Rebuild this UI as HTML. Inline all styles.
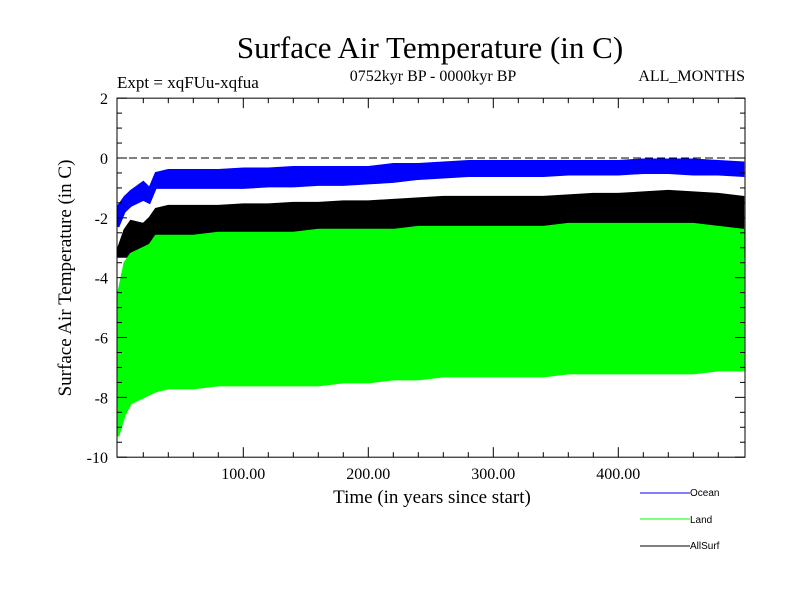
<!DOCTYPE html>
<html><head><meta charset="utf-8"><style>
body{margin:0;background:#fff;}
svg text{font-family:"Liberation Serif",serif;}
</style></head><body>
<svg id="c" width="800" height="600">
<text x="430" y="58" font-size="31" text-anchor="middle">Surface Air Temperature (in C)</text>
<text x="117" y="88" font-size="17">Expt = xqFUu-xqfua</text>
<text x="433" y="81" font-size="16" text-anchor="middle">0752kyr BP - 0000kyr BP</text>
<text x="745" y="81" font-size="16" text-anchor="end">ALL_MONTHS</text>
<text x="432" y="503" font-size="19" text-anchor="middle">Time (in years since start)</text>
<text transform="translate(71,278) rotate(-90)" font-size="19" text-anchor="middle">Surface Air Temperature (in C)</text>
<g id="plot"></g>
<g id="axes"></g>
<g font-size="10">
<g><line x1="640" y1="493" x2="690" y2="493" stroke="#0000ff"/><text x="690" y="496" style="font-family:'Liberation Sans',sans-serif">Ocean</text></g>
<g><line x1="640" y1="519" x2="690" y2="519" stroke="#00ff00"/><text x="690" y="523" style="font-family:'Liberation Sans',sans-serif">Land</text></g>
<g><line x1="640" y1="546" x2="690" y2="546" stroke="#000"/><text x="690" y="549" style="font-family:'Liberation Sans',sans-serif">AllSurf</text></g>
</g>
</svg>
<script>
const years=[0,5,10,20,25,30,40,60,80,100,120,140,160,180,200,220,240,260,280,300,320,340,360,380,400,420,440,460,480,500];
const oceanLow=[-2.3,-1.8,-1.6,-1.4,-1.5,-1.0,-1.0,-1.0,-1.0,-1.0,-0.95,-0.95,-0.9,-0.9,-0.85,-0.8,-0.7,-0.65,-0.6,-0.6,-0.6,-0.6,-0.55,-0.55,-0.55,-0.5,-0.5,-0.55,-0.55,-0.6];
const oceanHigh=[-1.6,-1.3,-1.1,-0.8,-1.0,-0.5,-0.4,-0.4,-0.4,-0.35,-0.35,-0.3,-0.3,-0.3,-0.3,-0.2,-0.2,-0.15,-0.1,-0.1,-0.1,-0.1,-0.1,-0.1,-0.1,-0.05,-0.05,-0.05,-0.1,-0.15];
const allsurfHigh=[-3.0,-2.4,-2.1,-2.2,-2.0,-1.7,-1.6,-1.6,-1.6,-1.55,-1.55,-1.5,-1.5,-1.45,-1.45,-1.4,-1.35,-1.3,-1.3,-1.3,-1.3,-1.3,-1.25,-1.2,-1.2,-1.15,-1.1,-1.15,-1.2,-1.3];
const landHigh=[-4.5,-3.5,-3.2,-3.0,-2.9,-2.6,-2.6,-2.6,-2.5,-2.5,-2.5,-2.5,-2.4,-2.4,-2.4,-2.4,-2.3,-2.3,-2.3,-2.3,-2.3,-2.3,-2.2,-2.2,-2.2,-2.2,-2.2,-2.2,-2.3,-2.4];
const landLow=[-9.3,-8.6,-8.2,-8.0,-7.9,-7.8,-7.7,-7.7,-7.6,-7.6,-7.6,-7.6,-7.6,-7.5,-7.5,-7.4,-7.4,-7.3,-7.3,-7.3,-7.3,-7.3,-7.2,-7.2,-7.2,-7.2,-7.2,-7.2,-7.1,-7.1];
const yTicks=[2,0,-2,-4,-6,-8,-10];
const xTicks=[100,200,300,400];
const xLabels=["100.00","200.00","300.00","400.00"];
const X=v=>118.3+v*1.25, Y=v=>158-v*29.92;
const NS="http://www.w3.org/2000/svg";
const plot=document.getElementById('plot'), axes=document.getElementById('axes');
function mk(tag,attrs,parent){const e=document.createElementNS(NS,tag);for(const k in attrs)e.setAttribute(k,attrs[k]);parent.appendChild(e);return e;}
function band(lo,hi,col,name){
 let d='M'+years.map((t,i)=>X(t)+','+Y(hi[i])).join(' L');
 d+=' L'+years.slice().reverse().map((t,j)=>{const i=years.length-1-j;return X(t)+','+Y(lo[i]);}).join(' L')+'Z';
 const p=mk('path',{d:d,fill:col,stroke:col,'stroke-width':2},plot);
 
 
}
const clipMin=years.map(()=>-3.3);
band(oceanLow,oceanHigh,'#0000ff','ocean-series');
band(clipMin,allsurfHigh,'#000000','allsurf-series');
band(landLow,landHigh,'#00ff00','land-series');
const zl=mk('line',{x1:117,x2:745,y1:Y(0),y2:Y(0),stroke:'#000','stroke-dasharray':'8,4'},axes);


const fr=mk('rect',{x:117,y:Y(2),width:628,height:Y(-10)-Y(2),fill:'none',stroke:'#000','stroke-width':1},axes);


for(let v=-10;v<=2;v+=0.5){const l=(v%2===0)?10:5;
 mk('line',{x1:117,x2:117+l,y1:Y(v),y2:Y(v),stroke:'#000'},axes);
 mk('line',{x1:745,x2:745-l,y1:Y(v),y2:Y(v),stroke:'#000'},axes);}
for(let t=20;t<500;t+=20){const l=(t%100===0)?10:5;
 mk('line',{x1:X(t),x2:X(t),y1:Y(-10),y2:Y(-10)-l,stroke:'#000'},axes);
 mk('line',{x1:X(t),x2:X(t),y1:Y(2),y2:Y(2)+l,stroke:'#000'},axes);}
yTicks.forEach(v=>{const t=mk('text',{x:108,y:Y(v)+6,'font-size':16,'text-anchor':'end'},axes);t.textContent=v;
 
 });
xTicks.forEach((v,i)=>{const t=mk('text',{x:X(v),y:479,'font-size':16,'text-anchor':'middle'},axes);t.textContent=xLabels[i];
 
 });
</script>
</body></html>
- - -
## Task requirements
Repeat the material exactly as it reads, without any of its pictures.

## Full solution
Rebuild this UI as HTML. Inline all styles.
<!DOCTYPE html>
<html><head><meta charset="utf-8"><style>
body{margin:0;background:#fff;}
svg text{font-family:"Liberation Serif",serif;}
</style></head><body>
<svg id="c" width="800" height="600">
<text x="430" y="58" font-size="31" text-anchor="middle">Surface Air Temperature (in C)</text>
<text x="117" y="88" font-size="17">Expt = xqFUu-xqfua</text>
<text x="433" y="81" font-size="16" text-anchor="middle">0752kyr BP - 0000kyr BP</text>
<text x="745" y="81" font-size="16" text-anchor="end">ALL_MONTHS</text>
<text x="432" y="503" font-size="19" text-anchor="middle">Time (in years since start)</text>
<text transform="translate(71,278) rotate(-90)" font-size="19" text-anchor="middle">Surface Air Temperature (in C)</text>
<g id="plot"></g>
<g id="axes"></g>
<g font-size="10">
<g><line x1="640" y1="493" x2="690" y2="493" stroke="#0000ff"/><text x="690" y="496" style="font-family:'Liberation Sans',sans-serif">Ocean</text></g>
<g><line x1="640" y1="519" x2="690" y2="519" stroke="#00ff00"/><text x="690" y="523" style="font-family:'Liberation Sans',sans-serif">Land</text></g>
<g><line x1="640" y1="546" x2="690" y2="546" stroke="#000"/><text x="690" y="549" style="font-family:'Liberation Sans',sans-serif">AllSurf</text></g>
</g>
</svg>
<script>
const years=[0,5,10,20,25,30,40,60,80,100,120,140,160,180,200,220,240,260,280,300,320,340,360,380,400,420,440,460,480,500];
const oceanLow=[-2.3,-1.8,-1.6,-1.4,-1.5,-1.0,-1.0,-1.0,-1.0,-1.0,-0.95,-0.95,-0.9,-0.9,-0.85,-0.8,-0.7,-0.65,-0.6,-0.6,-0.6,-0.6,-0.55,-0.55,-0.55,-0.5,-0.5,-0.55,-0.55,-0.6];
const oceanHigh=[-1.6,-1.3,-1.1,-0.8,-1.0,-0.5,-0.4,-0.4,-0.4,-0.35,-0.35,-0.3,-0.3,-0.3,-0.3,-0.2,-0.2,-0.15,-0.1,-0.1,-0.1,-0.1,-0.1,-0.1,-0.1,-0.05,-0.05,-0.05,-0.1,-0.15];
const allsurfHigh=[-3.0,-2.4,-2.1,-2.2,-2.0,-1.7,-1.6,-1.6,-1.6,-1.55,-1.55,-1.5,-1.5,-1.45,-1.45,-1.4,-1.35,-1.3,-1.3,-1.3,-1.3,-1.3,-1.25,-1.2,-1.2,-1.15,-1.1,-1.15,-1.2,-1.3];
const landHigh=[-4.5,-3.5,-3.2,-3.0,-2.9,-2.6,-2.6,-2.6,-2.5,-2.5,-2.5,-2.5,-2.4,-2.4,-2.4,-2.4,-2.3,-2.3,-2.3,-2.3,-2.3,-2.3,-2.2,-2.2,-2.2,-2.2,-2.2,-2.2,-2.3,-2.4];
const landLow=[-9.3,-8.6,-8.2,-8.0,-7.9,-7.8,-7.7,-7.7,-7.6,-7.6,-7.6,-7.6,-7.6,-7.5,-7.5,-7.4,-7.4,-7.3,-7.3,-7.3,-7.3,-7.3,-7.2,-7.2,-7.2,-7.2,-7.2,-7.2,-7.1,-7.1];
const yTicks=[2,0,-2,-4,-6,-8,-10];
const xTicks=[100,200,300,400];
const xLabels=["100.00","200.00","300.00","400.00"];
const X=v=>118.3+v*1.25, Y=v=>158-v*29.92;
const NS="http://www.w3.org/2000/svg";
const plot=document.getElementById('plot'), axes=document.getElementById('axes');
function mk(tag,attrs,parent){const e=document.createElementNS(NS,tag);for(const k in attrs)e.setAttribute(k,attrs[k]);parent.appendChild(e);return e;}
function band(lo,hi,col,name){
 let d='M'+years.map((t,i)=>X(t)+','+Y(hi[i])).join(' L');
 d+=' L'+years.slice().reverse().map((t,j)=>{const i=years.length-1-j;return X(t)+','+Y(lo[i]);}).join(' L')+'Z';
 const p=mk('path',{d:d,fill:col,stroke:col,'stroke-width':2},plot);
 
 
}
const clipMin=years.map(()=>-3.3);
band(oceanLow,oceanHigh,'#0000ff','ocean-series');
band(clipMin,allsurfHigh,'#000000','allsurf-series');
band(landLow,landHigh,'#00ff00','land-series');
const zl=mk('line',{x1:117,x2:745,y1:Y(0),y2:Y(0),stroke:'#000','stroke-dasharray':'8,4'},axes);


const fr=mk('rect',{x:117,y:Y(2),width:628,height:Y(-10)-Y(2),fill:'none',stroke:'#000','stroke-width':1},axes);


for(let v=-10;v<=2;v+=0.5){const l=(v%2===0)?10:5;
 mk('line',{x1:117,x2:117+l,y1:Y(v),y2:Y(v),stroke:'#000'},axes);
 mk('line',{x1:745,x2:745-l,y1:Y(v),y2:Y(v),stroke:'#000'},axes);}
for(let t=20;t<500;t+=20){const l=(t%100===0)?10:5;
 mk('line',{x1:X(t),x2:X(t),y1:Y(-10),y2:Y(-10)-l,stroke:'#000'},axes);
 mk('line',{x1:X(t),x2:X(t),y1:Y(2),y2:Y(2)+l,stroke:'#000'},axes);}
yTicks.forEach(v=>{const t=mk('text',{x:108,y:Y(v)+6,'font-size':16,'text-anchor':'end'},axes);t.textContent=v;
 
 });
xTicks.forEach((v,i)=>{const t=mk('text',{x:X(v),y:479,'font-size':16,'text-anchor':'middle'},axes);t.textContent=xLabels[i];
 
 });
</script>
</body></html>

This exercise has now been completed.